We reported pro forma revenues of increase of 11% to $2.4 billion. Organic revenues up 8% as the legacy Stanley and legacy Black & Decker businesses grew 7% and 9% respectively. $0.97 diluted EPS excluding the charges or $0.73 GAAP earnings including the charges, strong free cash flow, $234 million that excludes one-time payments of the $81 million as outlined in our press release.
The CDIY segment grew, organic revenues were up 7%, and there was quite a lot of successful new product activity that Jim Loree is going to highlight for you in a few minutes. We saw top line growth in Convergent albeit a modest 1%. Order trends are increasing and our French security business, SSDS, Stanley Solutions de Sècuritè, formerly the ADT France business turned profitable during the quarter.
That is extremely noteworthy that six months to nine months earlier than our projections and remember this is a business that was losing up to $15 million a year for the last two years. Bernard Richerme and his team in France and in Europe is doing a really good job putting those two businesses together and turning them profitable well ahead of schedule.
The customer restocking moderated within the Industrial segment, and end user demand did remain strong. Our full year guidance, excluding one-time charges, we increased our range to $381 million to $391 million, and it’s $360 million to $370 million if we exclude the $0.21 second quarter 2010 tax related benefit that we achieved. Strong free cash flow has led us to increase our free cash flow guidance for the year.
Now we expect to exceed $700 million, where previously we thought that $600 million or slightly above $600 million was a more appropriate target, and last but not least, our cost synergy estimate for 2010 has increased to $125 million as the integration progress remains ahead of plan.
Now, you’re going to see the impact of the increase from $90 million to $125 million in Don’s outlook in a few minutes, but essentially we’ve taken the third quarter performance, which was driven by improved volume and synergy achievement, and rolled it into the annual guidance in conjunction with a slight improvement in fourth quarter outlook driven primarily by the improved synergy realization and we’ve rolled that into our annual guidance as well.
Looking quickly around the globe, we saw organic revenue growth in every geographic market.
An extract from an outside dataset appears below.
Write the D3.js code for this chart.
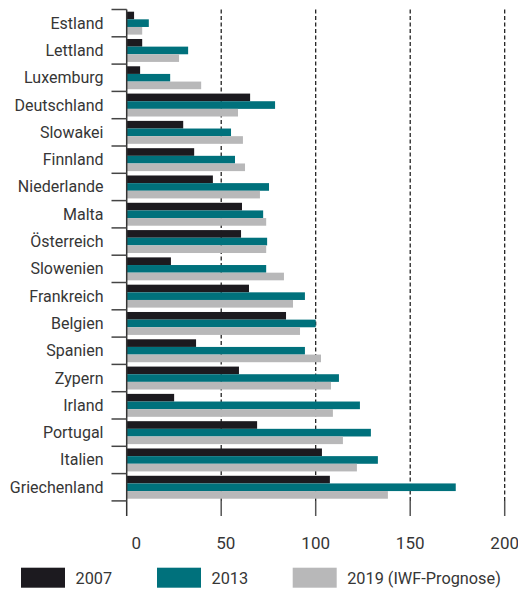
<!DOCTYPE html>
<html>
<head>
<meta charset="utf-8">
<script src="https://cdn.jsdelivr.net/npm/d3@7"></script>
<style>
  html, body { margin: 0; padding: 0; background: #fff; }
  svg { display: block; }
  text { font-family: Roboto, "Open Sans", sans-serif; fill: #363636; }
</style>
</head>
<body>
<svg id="chart" width="518" height="591"></svg>
<script>
const categories = ["Estland","Lettland","Luxemburg","Deutschland","Slowakei","Finnland","Niederlande","Malta","Österreich","Slowenien","Frankreich","Belgien","Spanien","Zypern","Irland","Portugal","Italien","Griechenland"];
const series = ["2007", "2013", "2019 (IWF-Prognose)"];
const values2007 = [3.9, 8.2, 7.1, 65.3, 29.9, 35.7, 45.6, 61.0, 60.5, 23.4, 64.7, 84.3, 36.7, 59.4, 25.1, 69.0, 103.3, 107.5];
const values2013 = [11.7, 32.5, 23.0, 78.5, 55.2, 57.3, 75.3, 72.2, 74.3, 73.8, 94.3, 100.0, 94.3, 112.3, 123.4, 129.2, 132.9, 174.1];
const values2019 = [8.2, 27.7, 39.4, 58.9, 61.5, 62.6, 70.5, 73.8, 73.8, 83.2, 88.0, 91.7, 102.8, 108.1, 109.1, 114.4, 121.8, 138.2];
const xTicks = [0, 50, 100, 150, 200];
const colors = ["#1c1a1f", "#00717c", "#b8b8b9"];

const data = categories.map((c, i) => ({ cat: c, vals: [values2007[i], values2013[i], values2019[i]] }));

const svg = d3.select("#chart");
const x = d3.scaleLinear().domain([0, 200]).range([126.7, 504.7]);
const y = d3.scaleBand().domain(categories).range([9.5, 500.9]).paddingInner(0.16).paddingOuter(0.08);
const ySub = d3.scaleBand().domain(d3.range(3)).range([0, y.bandwidth()]);
const gridTop = 9.5, gridBottom = 500.9, axisBottom = 516;

// dashed grid lines
svg.append("g").selectAll("line").data(xTicks.filter(t => t > 0)).join("line")
  .attr("x1", d => x(d)).attr("x2", d => x(d))
  .attr("y1", gridTop).attr("y2", gridBottom)
  .attr("stroke", "#111").attr("stroke-width", 1.2).attr("stroke-dasharray", "4,2.5");

// solid bottom ticks
svg.append("g").selectAll("line").data(xTicks.filter(t => t > 0)).join("line")
  .attr("x1", d => x(d)).attr("x2", d => x(d))
  .attr("y1", gridBottom).attr("y2", axisBottom)
  .attr("stroke", "#555").attr("stroke-width", 1.5);

// bars
const groups = svg.append("g").selectAll("g").data(data).join("g")
  .attr("transform", d => `translate(0,${y(d.cat)})`);
groups.selectAll("rect").data(d => d.vals).join("rect")
  .attr("x", x(0)).attr("y", (d, i) => ySub(i))
  .attr("width", d => x(d) - x(0)).attr("height", ySub.bandwidth())
  .attr("fill", (d, i) => colors[i]);

// y axis line and category boundary ticks
svg.append("line").attr("x1", x(0)).attr("x2", x(0)).attr("y1", gridTop).attr("y2", axisBottom)
  .attr("stroke", "#333").attr("stroke-width", 1.5);
const boundaries = d3.range(categories.length + 1).map(i => 9.5 + i * y.step());
svg.append("g").selectAll("line").data(boundaries).join("line")
  .attr("x1", 111.5).attr("x2", x(0)).attr("y1", d => d).attr("y2", d => d)
  .attr("stroke", "#444").attr("stroke-width", 1.5);

// category labels
svg.append("g").selectAll("text").data(categories).join("text")
  .attr("x", 103.5).attr("y", d => y(d) + y.bandwidth() / 2)
  .attr("text-anchor", "end").attr("dominant-baseline", "central")
  .attr("font-size", 16).text(d => d);

// x tick labels
const tickDx = { 0: 9.5, 50: 4.5, 100: 0, 150: 0, 200: 0 };
svg.append("g").selectAll("text").data(xTicks).join("text")
  .attr("x", d => x(d) + tickDx[d]).attr("y", 543)
  .attr("text-anchor", "middle").attr("dominant-baseline", "central")
  .attr("font-size", 17).text(d => d);

// legend
const legendX = [21, 157, 292.7];
const lg = svg.append("g").selectAll("g").data(series).join("g")
  .attr("transform", (d, i) => `translate(${legendX[i]},567.7)`);
lg.append("rect").attr("width", 44).attr("height", 20).attr("fill", (d, i) => colors[i]);
lg.append("text").attr("x", 54.5).attr("y", 10.5).attr("dominant-baseline", "central")
  .attr("font-size", 16.3).text(d => d);
</script>
</body>
</html>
If we look at our large two established markets middle left the U.S. which represents 56% of our total, and Europe which represents 24% of our total, mid to high single-digit growth in both of those markets.
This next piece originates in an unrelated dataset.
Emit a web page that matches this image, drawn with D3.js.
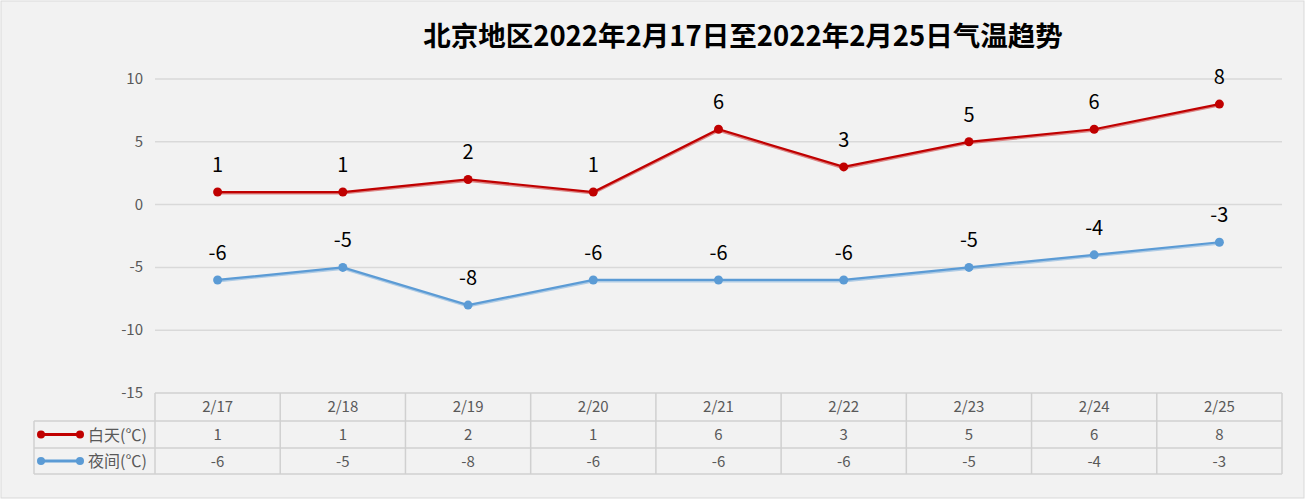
<!DOCTYPE html><html><head><meta charset="utf-8">
<script src="https://cdn.jsdelivr.net/npm/d3@7/dist/d3.min.js"></script>
<style>body{margin:0;background:#fff}</style></head><body>
<svg id="c" width="1305" height="500"></svg>
<script>
const categories=["2/17","2/18","2/19","2/20","2/21","2/22","2/23","2/24","2/25"];
const dayValues=[1,1,2,1,6,3,5,6,8];
const nightValues=[-6,-5,-8,-6,-6,-6,-5,-4,-3];
const yTicks=[10,5,0,-5,-10,-15];
const seriesNames=["白天(℃)","夜间(℃)"];
const seriesColors=["#c00000","#5b9bd5"];
const title="北京地区2022年2月17日至2022年2月25日气温趋势";
const svg=d3.select("#c");
const font="'Noto Sans CJK SC','Noto Sans',sans-serif";
svg.append("rect").attr("x",1).attr("y",1).attr("width",1303).attr("height",497).attr("fill","#f2f2f2").attr("stroke","#d9d9d9");
const L=155,R=1282;
const x=d3.scaleBand().domain(categories).range([L,R]);
const y=d3.scaleLinear().domain([-15,10]).range([393,79]);
svg.append("text").attr("x",743).attr("y",46).attr("text-anchor","middle").attr("font-family",font).attr("font-weight","bold").attr("font-size",27.5).attr("fill","#000").text(title);
yTicks.forEach(t=>{
  if(t>-15) svg.append("line").attr("x1",L).attr("x2",R).attr("y1",y(t)).attr("y2",y(t)).attr("stroke","#d9d9d9").attr("stroke-width",1.5);
  svg.append("text").attr("x",143).attr("y",y(t)+5).attr("text-anchor","end").attr("font-family",font).attr("font-size",15).attr("fill","#595959").text(t);
});
const cx=d=>x(d)+x.bandwidth()/2;
[dayValues,nightValues].forEach((vals,i)=>{
  const pts=categories.map((c,j)=>[cx(c),y(vals[j])]);
  const ln=d3.line();
  svg.append("path").attr("d",ln(pts.map(p=>[p[0],p[1]+1.5]))).attr("fill","none").attr("stroke",seriesColors[i]).attr("stroke-opacity",0.45).attr("stroke-width",2);
  svg.append("path").attr("d",ln(pts)).attr("fill","none").attr("stroke",seriesColors[i]).attr("stroke-width",2.2);
  pts.forEach((p,j)=>{
    svg.append("circle").attr("cx",p[0]).attr("cy",p[1]).attr("r",4.5).attr("fill",seriesColors[i]);
    svg.append("text").attr("x",p[0]).attr("y",p[1]-20).attr("text-anchor","middle").attr("font-family",font).attr("font-size",20).attr("fill","#000").text(vals[j]);
  });
});
const rows=[393,421,448,474];
const g=svg.append("g").attr("stroke","#d0d0d0").attr("stroke-width",1.5);
g.append("line").attr("x1",L).attr("x2",R).attr("y1",rows[0]).attr("y2",rows[0]);
[1,2,3].forEach(k=>g.append("line").attr("x1",34).attr("x2",R).attr("y1",rows[k]).attr("y2",rows[k]));
categories.forEach(c=>g.append("line").attr("x1",x(c)).attr("x2",x(c)).attr("y1",rows[0]).attr("y2",rows[3]));
g.append("line").attr("x1",R).attr("x2",R).attr("y1",rows[0]).attr("y2",rows[3]);
g.append("line").attr("x1",34).attr("x2",34).attr("y1",rows[1]).attr("y2",rows[3]);
const tf=(xx,yy,t,a)=>svg.append("text").attr("x",xx).attr("y",yy).attr("text-anchor",a||"middle").attr("font-family",font).attr("font-size",15).attr("fill","#595959").text(t);
categories.forEach((c,j)=>{
  tf(cx(c),rows[0]+19,c);
  tf(cx(c),rows[1]+19,dayValues[j]);
  tf(cx(c),rows[2]+19,nightValues[j]);
});
seriesNames.forEach((n,i)=>{
  const yy=(rows[i+1]+rows[i+2])/2;
  svg.append("line").attr("x1",41).attr("x2",80).attr("y1",yy).attr("y2",yy).attr("stroke",seriesColors[i]).attr("stroke-width",3);
  [41,80].forEach(px=>svg.append("circle").attr("cx",px).attr("cy",yy).attr("r",4).attr("fill",seriesColors[i]));
  svg.append("text").attr("x",88).attr("y",yy+6).attr("font-family",font).attr("font-size",16).attr("fill","#595959").text(n);
});
</script></body></html>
Looking at our smaller established markets, specifically Canada and Australia, they showed reasonable growth as well, 8% in Australia and 11% in Canada. While the emerging markets really, really began to gain or keep the further traction.
Latin America grew an extraordinary 27% off a high $500 million base, and we saw strong growth in Asia as well albeit off a lower base to 23% organic growth across Asia.
Looking to our results, the earnings increased 26% as stated excluding the one-time costs. The $0.97 excluded $58 million or $0.24 a share, and we provided significant detail in the press release on page four of the make-up of those charges including both the cash and non-cash elements.
Importantly the 3Q ‘09 excludes any impact of Black & Decker as that transaction did not close as you well know until the middle of March 2010. I think the other point worthy of note on the chart as it relates to margins and tax rate, 27% tax rate which Don will explain is more in line with what we anticipate the ongoing tax rate to be.
We achieved the $0.97 with the 27% tax rate, if you compare that to year ago the 22.1% tax rate included a large audit settlement that we were able to book in the third quarter of 2009. So aided by $45 million of realized synergies that hit the P&L in the third quarter, we got to $0.97.
Looking at sources of growth as mentioned previously 8% organic growth on a pro forma basis, so across the board with the exception of legacy Stanley mechanical security, we grew in every business and that was quite encouraging.